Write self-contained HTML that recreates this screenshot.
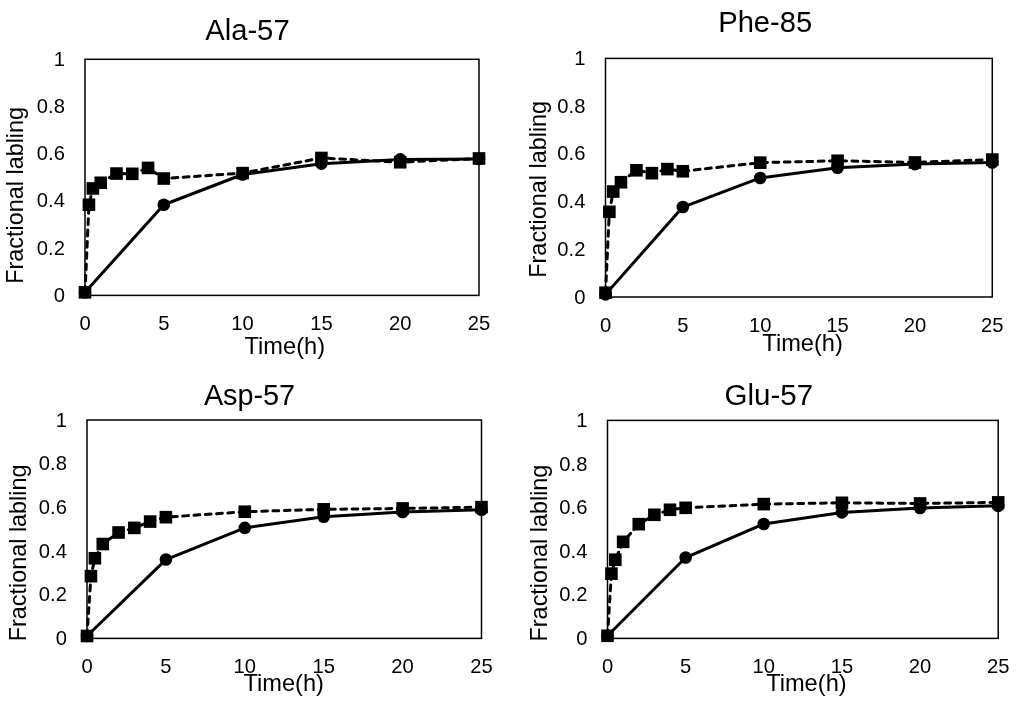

——————————

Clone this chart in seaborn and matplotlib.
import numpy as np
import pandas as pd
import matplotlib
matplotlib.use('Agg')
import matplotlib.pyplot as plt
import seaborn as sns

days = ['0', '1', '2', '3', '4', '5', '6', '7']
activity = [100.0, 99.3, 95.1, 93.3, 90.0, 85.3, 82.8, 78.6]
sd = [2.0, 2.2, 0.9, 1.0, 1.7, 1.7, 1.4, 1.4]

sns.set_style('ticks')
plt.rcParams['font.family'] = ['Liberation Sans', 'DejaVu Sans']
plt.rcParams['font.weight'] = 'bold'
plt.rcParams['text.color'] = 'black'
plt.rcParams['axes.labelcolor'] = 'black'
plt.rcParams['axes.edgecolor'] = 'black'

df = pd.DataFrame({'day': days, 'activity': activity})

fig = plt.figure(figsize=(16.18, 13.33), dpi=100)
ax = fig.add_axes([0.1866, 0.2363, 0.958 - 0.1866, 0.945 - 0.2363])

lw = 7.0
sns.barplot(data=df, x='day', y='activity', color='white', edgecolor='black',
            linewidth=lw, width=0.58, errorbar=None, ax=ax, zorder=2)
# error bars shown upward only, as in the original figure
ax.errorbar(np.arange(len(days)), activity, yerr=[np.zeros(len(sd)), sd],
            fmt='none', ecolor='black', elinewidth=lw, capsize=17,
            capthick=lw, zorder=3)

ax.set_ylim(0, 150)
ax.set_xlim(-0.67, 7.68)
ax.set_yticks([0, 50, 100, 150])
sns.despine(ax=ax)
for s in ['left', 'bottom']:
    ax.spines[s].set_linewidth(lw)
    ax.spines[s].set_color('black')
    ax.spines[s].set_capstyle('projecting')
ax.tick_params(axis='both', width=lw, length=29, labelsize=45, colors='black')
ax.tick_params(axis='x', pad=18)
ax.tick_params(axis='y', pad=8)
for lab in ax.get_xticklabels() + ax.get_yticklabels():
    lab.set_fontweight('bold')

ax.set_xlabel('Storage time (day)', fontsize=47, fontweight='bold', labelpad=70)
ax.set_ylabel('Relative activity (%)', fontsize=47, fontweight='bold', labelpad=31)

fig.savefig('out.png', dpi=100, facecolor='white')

——————————

• _CHALLENGE_
Exactly repeat the lines from the line with "Clone this chart in seaborn and matplotlib." to the line with "lab.set_fontweight('bold')", including both, and output nothing else.

• _SOLVED PROBLEM_
Clone this chart in seaborn and matplotlib.
import numpy as np
import pandas as pd
import matplotlib
matplotlib.use('Agg')
import matplotlib.pyplot as plt
import seaborn as sns

days = ['0', '1', '2', '3', '4', '5', '6', '7']
activity = [100.0, 99.3, 95.1, 93.3, 90.0, 85.3, 82.8, 78.6]
sd = [2.0, 2.2, 0.9, 1.0, 1.7, 1.7, 1.4, 1.4]

sns.set_style('ticks')
plt.rcParams['font.family'] = ['Liberation Sans', 'DejaVu Sans']
plt.rcParams['font.weight'] = 'bold'
plt.rcParams['text.color'] = 'black'
plt.rcParams['axes.labelcolor'] = 'black'
plt.rcParams['axes.edgecolor'] = 'black'

df = pd.DataFrame({'day': days, 'activity': activity})

fig = plt.figure(figsize=(16.18, 13.33), dpi=100)
ax = fig.add_axes([0.1866, 0.2363, 0.958 - 0.1866, 0.945 - 0.2363])

lw = 7.0
sns.barplot(data=df, x='day', y='activity', color='white', edgecolor='black',
            linewidth=lw, width=0.58, errorbar=None, ax=ax, zorder=2)
# error bars shown upward only, as in the original figure
ax.errorbar(np.arange(len(days)), activity, yerr=[np.zeros(len(sd)), sd],
            fmt='none', ecolor='black', elinewidth=lw, capsize=17,
            capthick=lw, zorder=3)

ax.set_ylim(0, 150)
ax.set_xlim(-0.67, 7.68)
ax.set_yticks([0, 50, 100, 150])
sns.despine(ax=ax)
for s in ['left', 'bottom']:
    ax.spines[s].set_linewidth(lw)
    ax.spines[s].set_color('black')
    ax.spines[s].set_capstyle('projecting')
ax.tick_params(axis='both', width=lw, length=29, labelsize=45, colors='black')
ax.tick_params(axis='x', pad=18)
ax.tick_params(axis='y', pad=8)
for lab in ax.get_xticklabels() + ax.get_yticklabels():
    lab.set_fontweight('bold')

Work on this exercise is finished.